Specific planning mechanisms or levers able to be used for inclusionary housing can be grouped loosely within three categories: (1) to protect existing sources of low-cost housing under pressure from gentrification or redevelopment; (2) to promote or enable affordable housing in the market; and (3) to produce dedicated sources of affordable housing for low and moderate income groups to rent or buy.

Affordable housing products, housing need and government subsidy (Source

Fig. 11.1 Affordable housing products, housing need and government subsidy (Source: Milligan et al. 2010)

A range of planning and related approaches and mechanisms have emerged in different jurisdictions in relation to each of these categories and the key housing problems requiring attention, in particular, local or regional housing markets. Summarised in Table 11.1, and discussed further below, these approaches address a range of objectives from boosting overall supply, through to securing dedicated accommodation for low- income groups.

Land and Housing Supply Levers

Insufficient land for housing development is obviously associated with affordability pressures in high demand locations. Even when adequate supplies of land have been allocated (or zoned) for housing development, there can be a failure to take up these opportunities. This can be due to many reasons—landowners ‘holding out’ for a higher price; difficulties in assembling large parcels due to prevailing patterns of land ownership; inadequate infrastructure or locations which are expensive to service; and even a drop in the market which makes recently acquired sites unviable until demand rises again. In response to these issues, land and housing supply levers aim to enable a steady release of development opportunities to the market.

For such levers to be effective, there must be a demonstrable shortage of potential development sites, and an underlying demand for housing which is not being met. Land provided must be located in areas where existing or potential demand is focussed. This may be areas of under-utilised capacity within established urban limits or in selected new release locations. Undertaking a land audit of existing and potential residential land (across private and public ownership) is usually integral to the strategic land use planning process (and potentially for local housing strategies if undertaken), although the frequency and efficacy of such assessments vary across jurisdictions. Land audits may also be undertaken by public sector agencies in relation to their own holdings, with identified land then able to be developed and released or used for affordable housing projects.

Table 11.1 Planning strategies and mechanisms for protecting, promoting and producing new affordable housing

Strategic objective

Approach/mechanism

Increase overall housing supply

Land audit

Government dedication/acquisition of land Land development or renewal authority Land development incentives/penalties Planning and funding of infrastructure

Reduce barriers to affordable housing development

Audit of existing planning controls to identify barriers Revising development controls so they permit diverse housing types, in as many locations as possible Faster approval processes for preferred housing developments

Specific mechanisms to override local barriers to affordable housing (for instance, 'as of right' development entitlements for affordable housing)

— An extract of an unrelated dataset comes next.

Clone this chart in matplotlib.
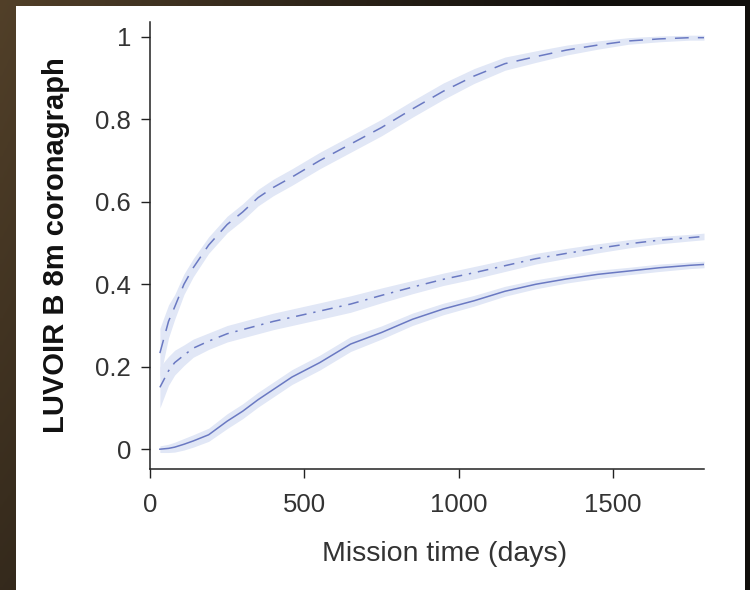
import matplotlib.pyplot as plt
import numpy as np
from matplotlib.patches import Rectangle

# data
days = [32, 60, 80, 110, 140, 190, 250, 300, 350, 400, 460, 550, 650,
        750, 850, 950, 1050, 1150, 1250, 1350, 1450, 1550, 1650, 1750, 1795]

dashed = [0.233, 0.31, 0.345, 0.40, 0.44, 0.495, 0.545, 0.575, 0.61, 0.635,
          0.66, 0.70, 0.74, 0.78, 0.825, 0.868, 0.905, 0.935, 0.952, 0.968,
          0.98, 0.99, 0.995, 0.998, 0.998]
dashed_err = [0.06, 0.04, 0.03, 0.025, 0.022, 0.02, 0.02, 0.02, 0.02, 0.02,
              0.02, 0.02, 0.02, 0.02, 0.02, 0.02, 0.018, 0.016, 0.014, 0.012,
              0.01, 0.008, 0.007, 0.006, 0.006]

dashdot = [0.15, 0.19, 0.21, 0.228, 0.245, 0.262, 0.28, 0.29, 0.30, 0.31,
           0.32, 0.335, 0.352, 0.373, 0.393, 0.412, 0.428, 0.445, 0.462,
           0.475, 0.487, 0.498, 0.507, 0.513, 0.516]
dashdot_err = [0.05, 0.035, 0.03, 0.025, 0.022, 0.02, 0.02, 0.02, 0.02, 0.02,
               0.02, 0.02, 0.02, 0.018, 0.016, 0.015, 0.015, 0.014, 0.013,
               0.012, 0.011, 0.01, 0.009, 0.008, 0.008]

solid = [0.0, 0.002, 0.005, 0.012, 0.02, 0.035, 0.068, 0.092, 0.12, 0.145,
         0.175, 0.21, 0.255, 0.283, 0.315, 0.34, 0.36, 0.383, 0.40, 0.413,
         0.424, 0.432, 0.44, 0.446, 0.448]
solid_err = [0.008, 0.01, 0.012, 0.014, 0.015, 0.016, 0.018, 0.018, 0.018,
             0.018, 0.018, 0.018, 0.018, 0.016, 0.015, 0.014, 0.013, 0.012,
             0.011, 0.01, 0.01, 0.009, 0.009, 0.008, 0.008]

xticks = [0, 500, 1000, 1500]
yticks = [0, 0.2, 0.4, 0.6, 0.8, 1]
ytick_labels = ['0', '0.2', '0.4', '0.6', '0.8', '1']

line_col = '#6a79c2'
band_col = '#e1e7f6'

plt.rcParams['font.family'] = ['Liberation Sans', 'DejaVu Sans']

fig = plt.figure(figsize=(7.5, 5.9), dpi=100)

# dark photo-like background with a white card on top
bg = fig.add_axes([0, 0, 1, 1], zorder=-2)
gx = np.linspace(0, 1, 200)
gy = np.linspace(0, 1, 200)
GX, GY = np.meshgrid(gx, gy)
shade = np.clip(1 - GX * 1.3, 0, 1) * (0.55 + 0.45 * (1 - GY))
img = np.zeros((200, 200, 3))
img[..., 0] = 0.07 + 0.25 * shade
img[..., 1] = 0.06 + 0.19 * shade
img[..., 2] = 0.05 + 0.11 * shade
bg.imshow(img, aspect='auto', extent=[0, 1, 0, 1], origin='upper')
bg.add_patch(Rectangle((16 / 750, 0), (745 - 16) / 750, 1 - 6 / 590,
                       facecolor='white', edgecolor='none'))
bg.set_xlim(0, 1)
bg.set_ylim(0, 1)
bg.axis('off')

ax = fig.add_axes([150 / 750, 1 - 469 / 590, (704 - 150) / 750, (469 - 22) / 590])
ax.patch.set_alpha(0)

x = np.array(days)
for vals, err, ls in [(dashed, dashed_err, (0, (9, 6))),
                      (dashdot, dashdot_err, (0, (7, 4.5, 1.5, 4.5))),
                      (solid, solid_err, '-')]:
    v = np.array(vals)
    e = np.array(err)
    ax.fill_between(x, v - e, v + e, color=band_col, lw=0)
    ax.plot(x, v, color=line_col, lw=1.1, linestyle=ls)

ax.set_xlim(0, 1795)
ax.set_ylim(-0.048, 1.036)
ax.set_xticks(xticks)
ax.set_yticks(yticks)
ax.set_yticklabels(ytick_labels)

for s in ['top', 'right']:
    ax.spines[s].set_visible(False)
for s in ['left', 'bottom']:
    ax.spines[s].set_linewidth(1.1)
    ax.spines[s].set_color('#222222')

ax.tick_params(axis='both', direction='out', length=6.5, width=1.0,
               color='#222222', labelsize=18.5, labelcolor='#333333')
ax.tick_params(axis='x', pad=11)
ax.tick_params(axis='y', pad=7)

ax.set_xlabel('Mission time (days)', fontsize=20.5, color='#333333', labelpad=17)
ax.xaxis.label.set_x(0.532)
ax.set_ylabel('LUVOIR B 8m coronagraph', fontsize=21, fontweight='bold',
              color='#111111', labelpad=18)

fig.savefig('out.png', dpi=100)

Preserving and offsetting the loss of low-cost housing stock

Social impact framework for assessing impacts of development which might affect demand for affordable housing

Preserving particular house types at risk (e.g. restrictions on redevelopment, flexibility for rehabilitation/ replacement development)

Assistance for displaced residents

Encouraging new affordable housing in the market

Incentives for diverse and lower-cost housing development, or for mixed affordable/market housing developments

As 'of right' for flexible housing forms, such as accessory/'garden' dwellings, or dual occupancy dwellings

Fast track approval for affordable housing meeting defined criteria

Secure new dedicated affordable housing

Fee discounts (e.g. discounted application fees and/or infrastructure contributions)

Voluntary or mandatory negotiated agreements for affordable housing provision (to include affordable housing when land is rezoned/allocated for housing development, or when planning permission is granted following a variation of prevailing rules)

Inclusionary zoning—mandatory contributions for all identified development in the zone Impact fees—a mandatory contribution to offset the impact of development on affordable housing

Source: derived from Gurran et al. (2008)

In some jurisdictions, government or quasi-government authorities will take responsibility to acquire land in locations where growth is expected to occur. Development corporations have been used for this purpose in the UK. Although rarely used to facilitate housing development, land acquisition provisions exist in most planning legislation. These provide one option for ensuring that sites in preferred locations are able to be assembled for coordinated development, or for the provision of essential infrastructure needed to service new housing schemes.

Land development penalties can, in theory, ensure that housing development opportunities are taken up in a timely way. Penalties for withholding residential land once rezoning or permission for development is granted include imposing higher local property taxes or rates, or by instituting time limited zonings and planning permissions. Ireland has introduced strict ‘use it or lose it’ provisions which include a higher land tax scheme for undeveloped sites in priority growth areas (Department of Environment 2014). To ensure that developers actually complete projects once they have been formally commenced, time limited rezoning and development permissions should be supported by enforcement provisions which might even extend to land acquisition if projects stall beyond a certain threshold time period. It is not clear how effective these approaches can be in all circumstances, particularly when markets are volatile. Public ownership of development land gives more levers of control over phasing, for example, through disposal under building licence rather than freehold disposal.